Historian Harvey Klehr describes that Armand Hammer "met Lenin in 1921 and, in return for a concession to manufacture pencils, agreed to launder Soviet money to benefit communist parties in Europe and America." Historian Edward Jay Epstein noted that "Hammer received extraordinary treatment from Moscow in many ways. He was permitted by the Soviet Government to take millions of dollars worth of Tsarist art out of the country when he returned to the United States in 1932." According to journalist Alan Farnham, "Over the decades Hammer continued traveling to Russia, hobnobbing with its leaders to the point that both the CIA and the FBI suspected him of being a full-fledged agent."

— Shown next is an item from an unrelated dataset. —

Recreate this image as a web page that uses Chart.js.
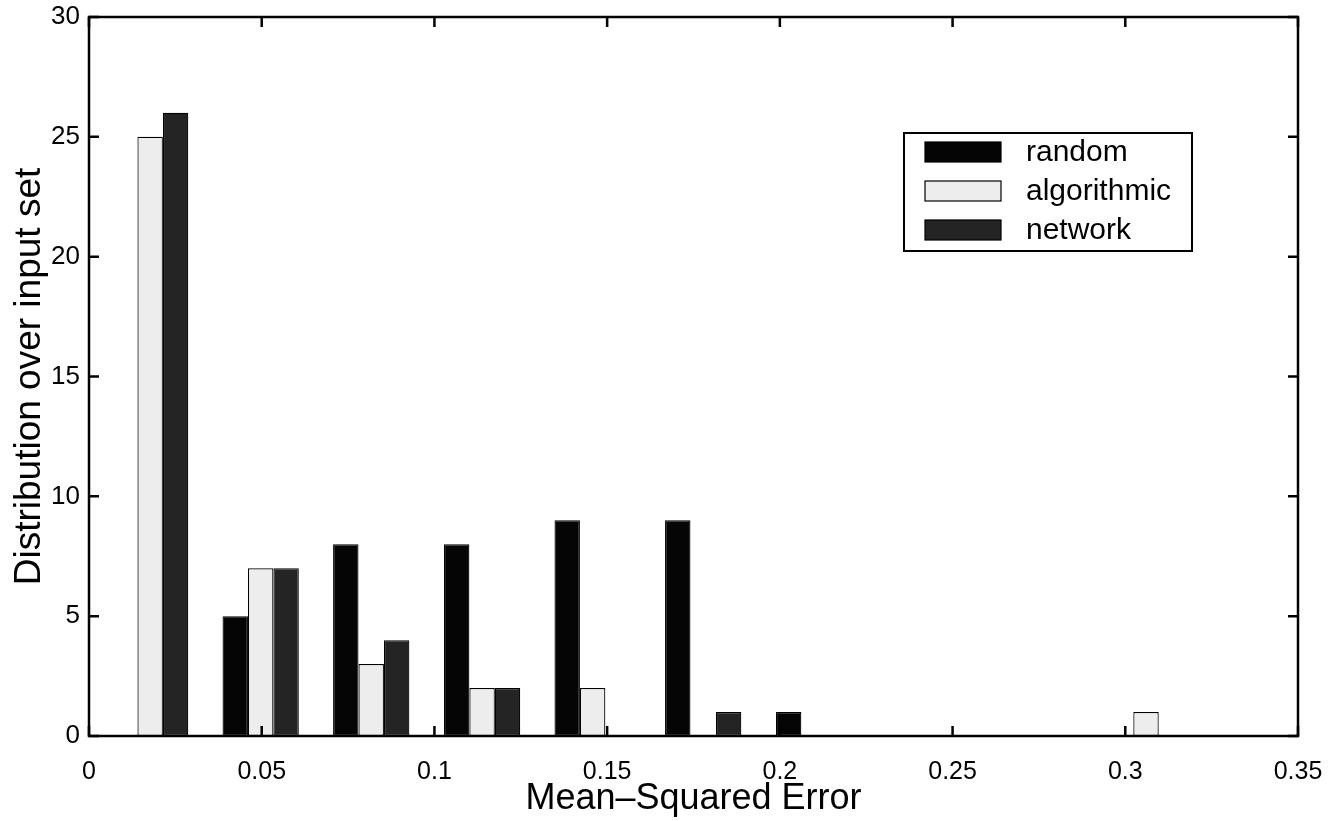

In 1929, Henry Ford made an agreement with the Russians to provide technical aid over nine years in building the first Soviet automobile plant, GAZ, in Gorky. The plant would construct Ford Model A and Model AA trucks. An additional contract for construction of the plant was signed with The Austin Company on 23 August 1929. The contract involved the purchase of $30,000,000 worth of Ford cars and trucks for assembly during the first four years of the plant's operation, after which the plant would gradually switch to Soviet-made components. Ford sent his engineers and technicians to the Soviet Union to help install the equipment and train the workforce, while over a hundred Soviet engineers and technicians were stationed at Ford's plants in Detroit and Dearborn "for the purpose of learning the methods and practice of manufacture and assembly in the Company's plants".